-- begin --

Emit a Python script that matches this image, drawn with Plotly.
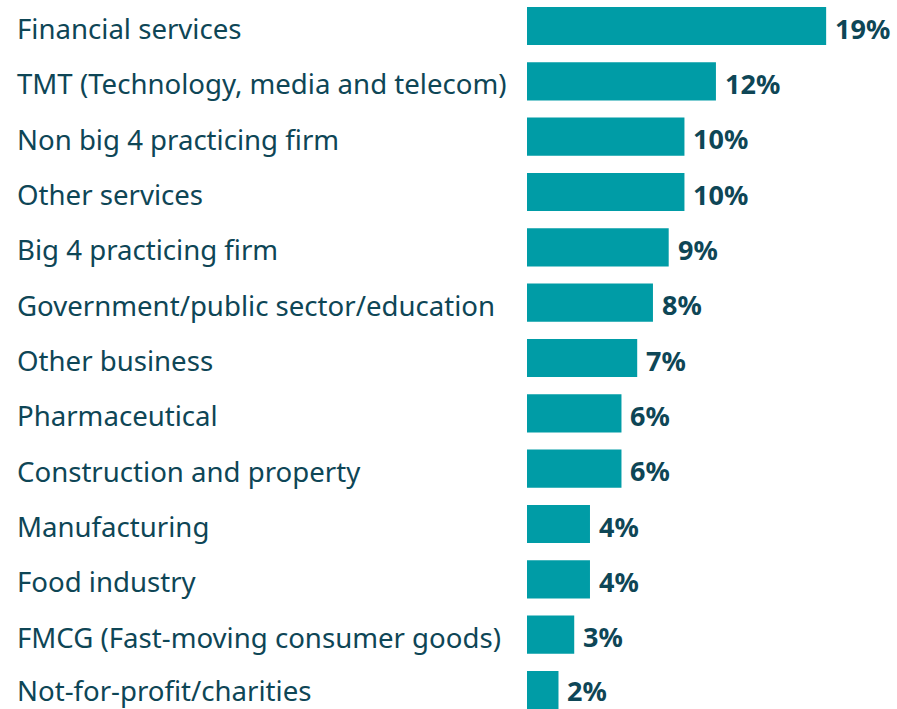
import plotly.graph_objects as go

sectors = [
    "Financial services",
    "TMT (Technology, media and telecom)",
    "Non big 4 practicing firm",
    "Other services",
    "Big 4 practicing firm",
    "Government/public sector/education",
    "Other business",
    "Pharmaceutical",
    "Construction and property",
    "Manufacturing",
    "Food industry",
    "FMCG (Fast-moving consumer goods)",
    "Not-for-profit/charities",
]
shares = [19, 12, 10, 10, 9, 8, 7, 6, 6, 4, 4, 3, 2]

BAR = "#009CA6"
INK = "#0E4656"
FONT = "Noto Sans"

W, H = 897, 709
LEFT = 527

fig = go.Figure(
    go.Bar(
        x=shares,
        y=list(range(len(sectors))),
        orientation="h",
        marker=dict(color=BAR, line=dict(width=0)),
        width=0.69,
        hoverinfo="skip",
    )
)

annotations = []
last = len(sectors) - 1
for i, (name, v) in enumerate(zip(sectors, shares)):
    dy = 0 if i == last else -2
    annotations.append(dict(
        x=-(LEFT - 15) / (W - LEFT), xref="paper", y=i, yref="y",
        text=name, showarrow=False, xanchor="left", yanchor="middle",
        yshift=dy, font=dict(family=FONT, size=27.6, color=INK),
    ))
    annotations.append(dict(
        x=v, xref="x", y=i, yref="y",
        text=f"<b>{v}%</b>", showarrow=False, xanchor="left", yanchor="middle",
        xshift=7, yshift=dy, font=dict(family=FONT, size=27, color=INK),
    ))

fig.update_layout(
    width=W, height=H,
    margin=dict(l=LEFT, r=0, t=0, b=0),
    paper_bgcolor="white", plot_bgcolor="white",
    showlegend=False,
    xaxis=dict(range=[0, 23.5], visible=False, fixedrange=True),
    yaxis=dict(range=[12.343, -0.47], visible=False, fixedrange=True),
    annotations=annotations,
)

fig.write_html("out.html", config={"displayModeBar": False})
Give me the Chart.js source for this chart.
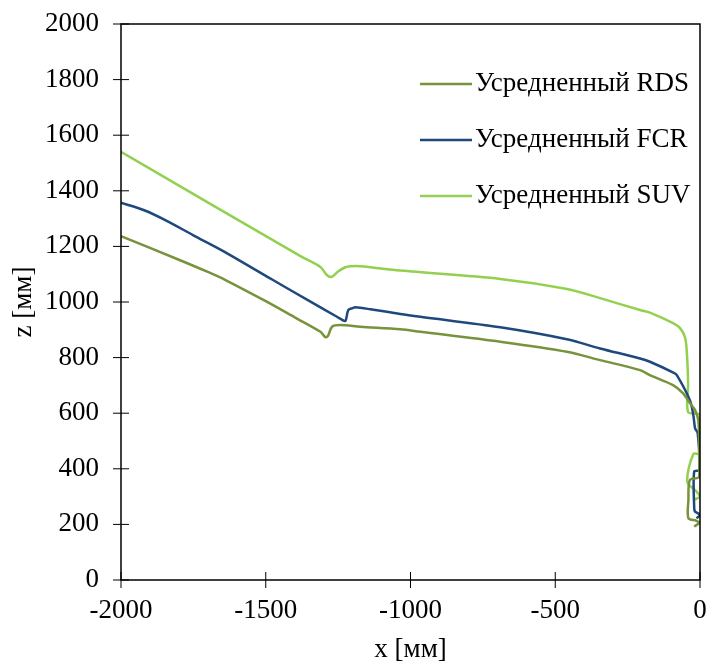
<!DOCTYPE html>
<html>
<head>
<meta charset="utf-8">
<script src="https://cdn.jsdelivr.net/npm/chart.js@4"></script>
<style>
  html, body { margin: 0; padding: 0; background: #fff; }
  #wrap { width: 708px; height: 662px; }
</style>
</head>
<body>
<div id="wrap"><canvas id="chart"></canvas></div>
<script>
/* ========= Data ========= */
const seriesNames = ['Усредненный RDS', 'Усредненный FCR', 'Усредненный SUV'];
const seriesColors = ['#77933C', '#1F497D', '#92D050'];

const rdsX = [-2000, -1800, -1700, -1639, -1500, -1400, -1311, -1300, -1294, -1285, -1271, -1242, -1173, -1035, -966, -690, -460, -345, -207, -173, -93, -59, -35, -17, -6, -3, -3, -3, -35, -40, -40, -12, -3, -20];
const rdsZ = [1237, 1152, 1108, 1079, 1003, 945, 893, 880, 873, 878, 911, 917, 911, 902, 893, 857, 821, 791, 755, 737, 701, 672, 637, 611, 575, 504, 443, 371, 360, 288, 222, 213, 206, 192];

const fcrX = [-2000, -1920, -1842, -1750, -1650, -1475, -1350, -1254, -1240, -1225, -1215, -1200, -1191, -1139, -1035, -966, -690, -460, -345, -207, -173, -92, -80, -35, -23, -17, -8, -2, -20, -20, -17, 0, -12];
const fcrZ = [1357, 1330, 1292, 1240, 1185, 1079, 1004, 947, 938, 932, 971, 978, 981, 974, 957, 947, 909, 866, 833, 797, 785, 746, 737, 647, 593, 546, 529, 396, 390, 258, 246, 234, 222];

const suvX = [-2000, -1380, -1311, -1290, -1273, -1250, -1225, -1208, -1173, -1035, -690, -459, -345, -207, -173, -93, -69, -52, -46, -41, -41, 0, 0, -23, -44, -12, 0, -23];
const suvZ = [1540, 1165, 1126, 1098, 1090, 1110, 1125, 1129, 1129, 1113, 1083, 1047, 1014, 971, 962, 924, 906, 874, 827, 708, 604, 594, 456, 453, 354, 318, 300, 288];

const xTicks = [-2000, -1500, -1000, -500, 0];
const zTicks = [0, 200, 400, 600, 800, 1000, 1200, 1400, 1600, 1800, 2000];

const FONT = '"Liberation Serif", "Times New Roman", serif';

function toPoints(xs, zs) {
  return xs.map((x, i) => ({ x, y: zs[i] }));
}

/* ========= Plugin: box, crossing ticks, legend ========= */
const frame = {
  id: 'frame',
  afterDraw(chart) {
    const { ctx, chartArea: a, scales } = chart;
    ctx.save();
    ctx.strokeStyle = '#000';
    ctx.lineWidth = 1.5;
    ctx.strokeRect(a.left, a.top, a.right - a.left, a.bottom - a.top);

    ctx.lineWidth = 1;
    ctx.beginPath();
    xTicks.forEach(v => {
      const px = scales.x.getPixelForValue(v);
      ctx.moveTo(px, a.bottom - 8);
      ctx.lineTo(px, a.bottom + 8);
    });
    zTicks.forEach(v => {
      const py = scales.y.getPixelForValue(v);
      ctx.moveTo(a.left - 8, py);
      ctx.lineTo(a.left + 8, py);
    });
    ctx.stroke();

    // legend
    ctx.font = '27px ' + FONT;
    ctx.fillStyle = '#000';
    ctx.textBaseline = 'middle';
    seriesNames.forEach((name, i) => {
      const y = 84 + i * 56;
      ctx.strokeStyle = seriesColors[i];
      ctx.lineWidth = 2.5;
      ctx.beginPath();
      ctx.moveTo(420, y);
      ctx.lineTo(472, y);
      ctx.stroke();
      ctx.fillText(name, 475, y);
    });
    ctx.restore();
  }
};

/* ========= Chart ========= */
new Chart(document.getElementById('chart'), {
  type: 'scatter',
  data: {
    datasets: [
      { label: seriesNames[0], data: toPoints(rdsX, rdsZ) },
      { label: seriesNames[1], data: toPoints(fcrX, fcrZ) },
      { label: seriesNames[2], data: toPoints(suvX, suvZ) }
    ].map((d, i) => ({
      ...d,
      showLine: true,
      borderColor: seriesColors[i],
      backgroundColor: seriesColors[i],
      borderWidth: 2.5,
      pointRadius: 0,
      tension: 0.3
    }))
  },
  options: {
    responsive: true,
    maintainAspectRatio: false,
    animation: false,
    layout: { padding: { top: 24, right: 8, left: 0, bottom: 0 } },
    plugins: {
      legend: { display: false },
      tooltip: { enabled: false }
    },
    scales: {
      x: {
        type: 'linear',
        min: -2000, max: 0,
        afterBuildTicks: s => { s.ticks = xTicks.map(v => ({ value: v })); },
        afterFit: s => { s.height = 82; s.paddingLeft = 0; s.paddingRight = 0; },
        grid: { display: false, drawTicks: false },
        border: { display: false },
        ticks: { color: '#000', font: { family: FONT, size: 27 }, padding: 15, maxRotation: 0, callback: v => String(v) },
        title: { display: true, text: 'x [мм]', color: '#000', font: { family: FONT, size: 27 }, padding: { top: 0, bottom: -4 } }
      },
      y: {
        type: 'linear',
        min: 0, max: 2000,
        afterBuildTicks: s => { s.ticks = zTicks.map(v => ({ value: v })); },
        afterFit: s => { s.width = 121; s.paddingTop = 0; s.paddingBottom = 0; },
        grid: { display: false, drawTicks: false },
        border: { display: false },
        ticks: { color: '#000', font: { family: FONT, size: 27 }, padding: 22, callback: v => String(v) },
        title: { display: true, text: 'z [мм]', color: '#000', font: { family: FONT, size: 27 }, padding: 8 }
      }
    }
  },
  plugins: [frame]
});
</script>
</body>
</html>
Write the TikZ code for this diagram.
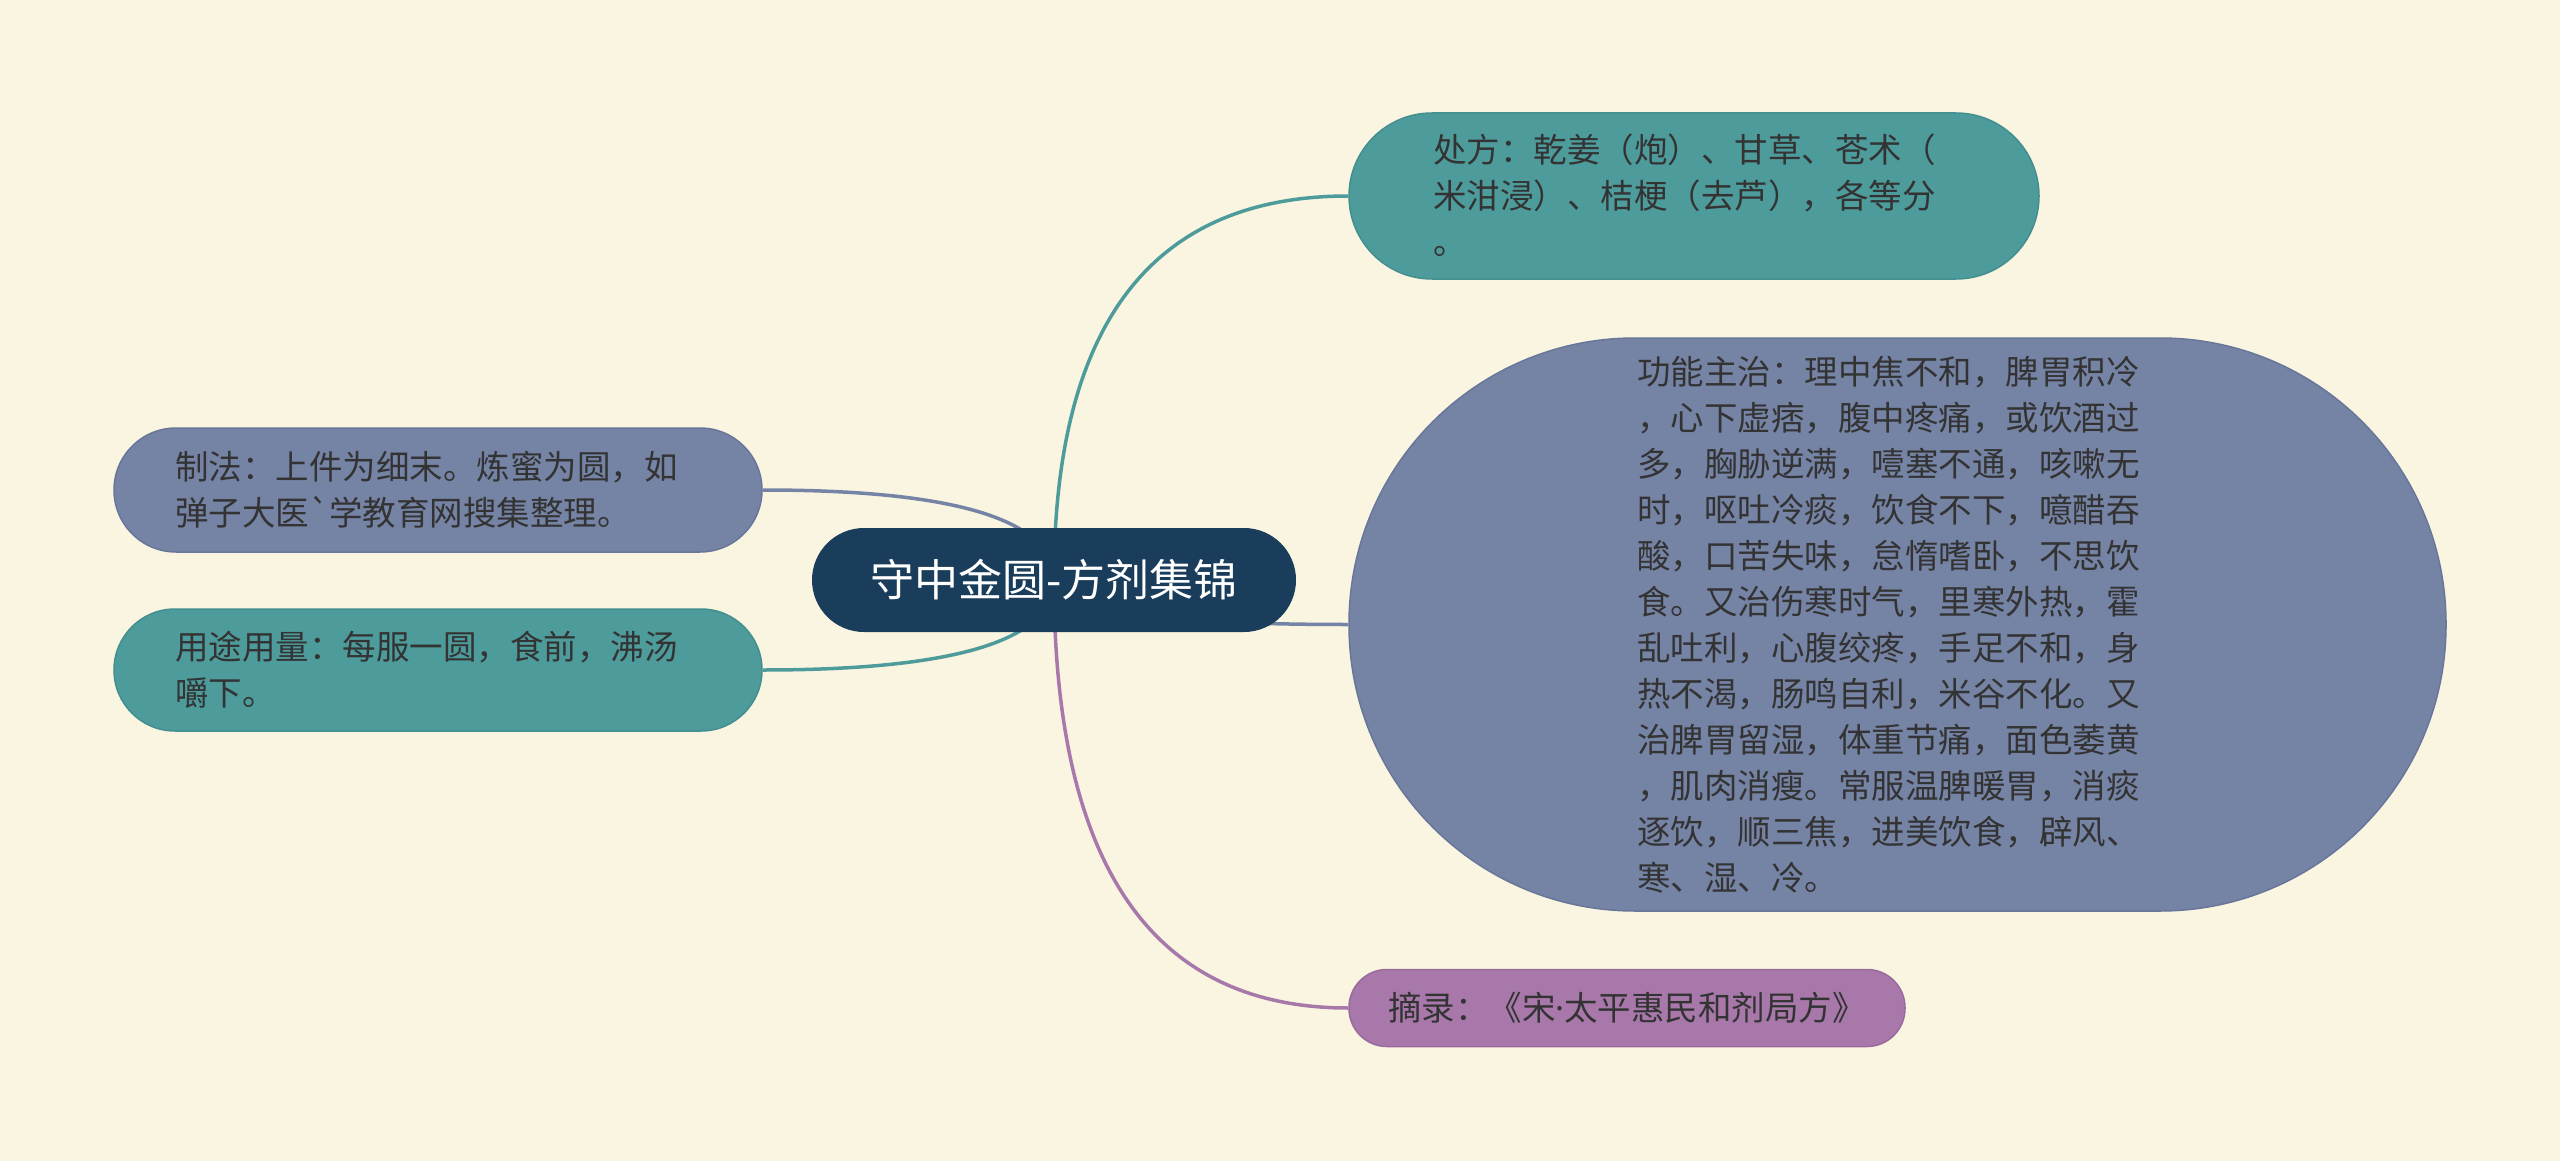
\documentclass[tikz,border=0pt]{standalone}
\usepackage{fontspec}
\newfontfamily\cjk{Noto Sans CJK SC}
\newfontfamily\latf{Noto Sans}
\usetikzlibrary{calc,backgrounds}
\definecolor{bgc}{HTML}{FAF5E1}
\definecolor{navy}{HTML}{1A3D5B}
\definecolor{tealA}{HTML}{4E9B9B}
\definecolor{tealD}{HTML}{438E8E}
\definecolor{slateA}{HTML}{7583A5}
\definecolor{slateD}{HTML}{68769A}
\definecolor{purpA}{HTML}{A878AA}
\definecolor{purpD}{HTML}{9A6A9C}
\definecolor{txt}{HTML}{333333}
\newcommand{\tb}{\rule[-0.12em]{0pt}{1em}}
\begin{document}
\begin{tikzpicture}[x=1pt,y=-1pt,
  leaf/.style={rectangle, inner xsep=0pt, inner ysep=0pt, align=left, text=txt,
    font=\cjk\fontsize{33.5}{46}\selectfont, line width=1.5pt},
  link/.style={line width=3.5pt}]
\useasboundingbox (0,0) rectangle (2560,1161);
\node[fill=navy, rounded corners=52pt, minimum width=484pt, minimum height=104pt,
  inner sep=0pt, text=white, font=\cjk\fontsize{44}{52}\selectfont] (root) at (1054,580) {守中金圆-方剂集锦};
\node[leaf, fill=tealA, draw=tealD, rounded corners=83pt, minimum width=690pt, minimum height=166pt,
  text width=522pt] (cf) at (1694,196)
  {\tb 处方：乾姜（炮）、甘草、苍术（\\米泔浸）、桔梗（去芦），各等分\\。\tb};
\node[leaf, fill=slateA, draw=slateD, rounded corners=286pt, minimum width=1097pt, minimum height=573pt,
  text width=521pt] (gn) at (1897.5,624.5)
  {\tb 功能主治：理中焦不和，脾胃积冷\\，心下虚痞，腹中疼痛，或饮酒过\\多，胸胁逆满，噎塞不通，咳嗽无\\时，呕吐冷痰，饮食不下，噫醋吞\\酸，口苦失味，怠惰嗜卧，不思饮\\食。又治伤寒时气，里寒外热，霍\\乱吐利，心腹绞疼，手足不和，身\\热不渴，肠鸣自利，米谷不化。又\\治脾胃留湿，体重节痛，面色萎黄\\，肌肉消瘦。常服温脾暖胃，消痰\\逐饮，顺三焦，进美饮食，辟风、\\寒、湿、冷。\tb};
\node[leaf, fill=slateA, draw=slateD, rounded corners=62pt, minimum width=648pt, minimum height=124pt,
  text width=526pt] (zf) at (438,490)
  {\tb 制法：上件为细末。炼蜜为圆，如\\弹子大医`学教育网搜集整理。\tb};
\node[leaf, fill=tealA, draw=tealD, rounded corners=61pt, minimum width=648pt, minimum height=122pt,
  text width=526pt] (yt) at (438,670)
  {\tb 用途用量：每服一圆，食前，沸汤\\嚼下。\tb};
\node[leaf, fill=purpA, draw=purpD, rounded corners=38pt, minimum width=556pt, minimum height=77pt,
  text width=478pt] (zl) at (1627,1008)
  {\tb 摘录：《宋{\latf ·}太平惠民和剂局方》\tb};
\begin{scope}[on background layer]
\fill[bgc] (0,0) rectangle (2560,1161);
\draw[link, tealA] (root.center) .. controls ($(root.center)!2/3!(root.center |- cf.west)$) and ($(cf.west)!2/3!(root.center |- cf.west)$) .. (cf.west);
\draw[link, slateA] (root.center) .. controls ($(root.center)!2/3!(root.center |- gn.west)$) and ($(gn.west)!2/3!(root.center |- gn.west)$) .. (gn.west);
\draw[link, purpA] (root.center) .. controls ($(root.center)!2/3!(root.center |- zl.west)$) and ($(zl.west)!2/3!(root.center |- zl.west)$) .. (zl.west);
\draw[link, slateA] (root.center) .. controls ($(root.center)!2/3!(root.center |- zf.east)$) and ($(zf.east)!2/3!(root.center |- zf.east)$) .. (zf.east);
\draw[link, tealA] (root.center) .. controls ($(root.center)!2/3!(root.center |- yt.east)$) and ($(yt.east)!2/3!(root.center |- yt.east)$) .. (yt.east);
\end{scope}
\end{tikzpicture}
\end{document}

-- end --

• INSTRUCTION
Exactly as they stand, quote the lines beginning with the one that contains "Give me the Chart.js source for this chart." and ending with the one that contains "ctx.strokeRect(a.left, a.top, a.right", with no pictures.

• FULL OUTPUT
Give me the Chart.js source for this chart.
<!DOCTYPE html>
<html>
<head>
<meta charset="utf-8">
<script src="https://cdn.jsdelivr.net/npm/chart.js@4"></script>
<style>
  html, body { margin: 0; padding: 0; background: #fff; }
  #wrap { width: 708px; height: 662px; }
</style>
</head>
<body>
<div id="wrap"><canvas id="chart"></canvas></div>
<script>
/* ========= Data ========= */
const seriesNames = ['Усредненный RDS', 'Усредненный FCR', 'Усредненный SUV'];
const seriesColors = ['#77933C', '#1F497D', '#92D050'];

const rdsX = [-2000, -1800, -1700, -1639, -1500, -1400, -1311, -1300, -1294, -1285, -1271, -1242, -1173, -1035, -966, -690, -460, -345, -207, -173, -93, -59, -35, -17, -6, -3, -3, -3, -35, -40, -40, -12, -3, -20];
const rdsZ = [1237, 1152, 1108, 1079, 1003, 945, 893, 880, 873, 878, 911, 917, 911, 902, 893, 857, 821, 791, 755, 737, 701, 672, 637, 611, 575, 504, 443, 371, 360, 288, 222, 213, 206, 192];

const fcrX = [-2000, -1920, -1842, -1750, -1650, -1475, -1350, -1254, -1240, -1225, -1215, -1200, -1191, -1139, -1035, -966, -690, -460, -345, -207, -173, -92, -80, -35, -23, -17, -8, -2, -20, -20, -17, 0, -12];
const fcrZ = [1357, 1330, 1292, 1240, 1185, 1079, 1004, 947, 938, 932, 971, 978, 981, 974, 957, 947, 909, 866, 833, 797, 785, 746, 737, 647, 593, 546, 529, 396, 390, 258, 246, 234, 222];

const suvX = [-2000, -1380, -1311, -1290, -1273, -1250, -1225, -1208, -1173, -1035, -690, -459, -345, -207, -173, -93, -69, -52, -46, -41, -41, 0, 0, -23, -44, -12, 0, -23];
const suvZ = [1540, 1165, 1126, 1098, 1090, 1110, 1125, 1129, 1129, 1113, 1083, 1047, 1014, 971, 962, 924, 906, 874, 827, 708, 604, 594, 456, 453, 354, 318, 300, 288];

const xTicks = [-2000, -1500, -1000, -500, 0];
const zTicks = [0, 200, 400, 600, 800, 1000, 1200, 1400, 1600, 1800, 2000];

const FONT = '"Liberation Serif", "Times New Roman", serif';

function toPoints(xs, zs) {
  return xs.map((x, i) => ({ x, y: zs[i] }));
}

/* ========= Plugin: box, crossing ticks, legend ========= */
const frame = {
  id: 'frame',
  afterDraw(chart) {
    const { ctx, chartArea: a, scales } = chart;
    ctx.save();
    ctx.strokeStyle = '#000';
    ctx.lineWidth = 1.5;
    ctx.strokeRect(a.left, a.top, a.right - a.left, a.bottom - a.top);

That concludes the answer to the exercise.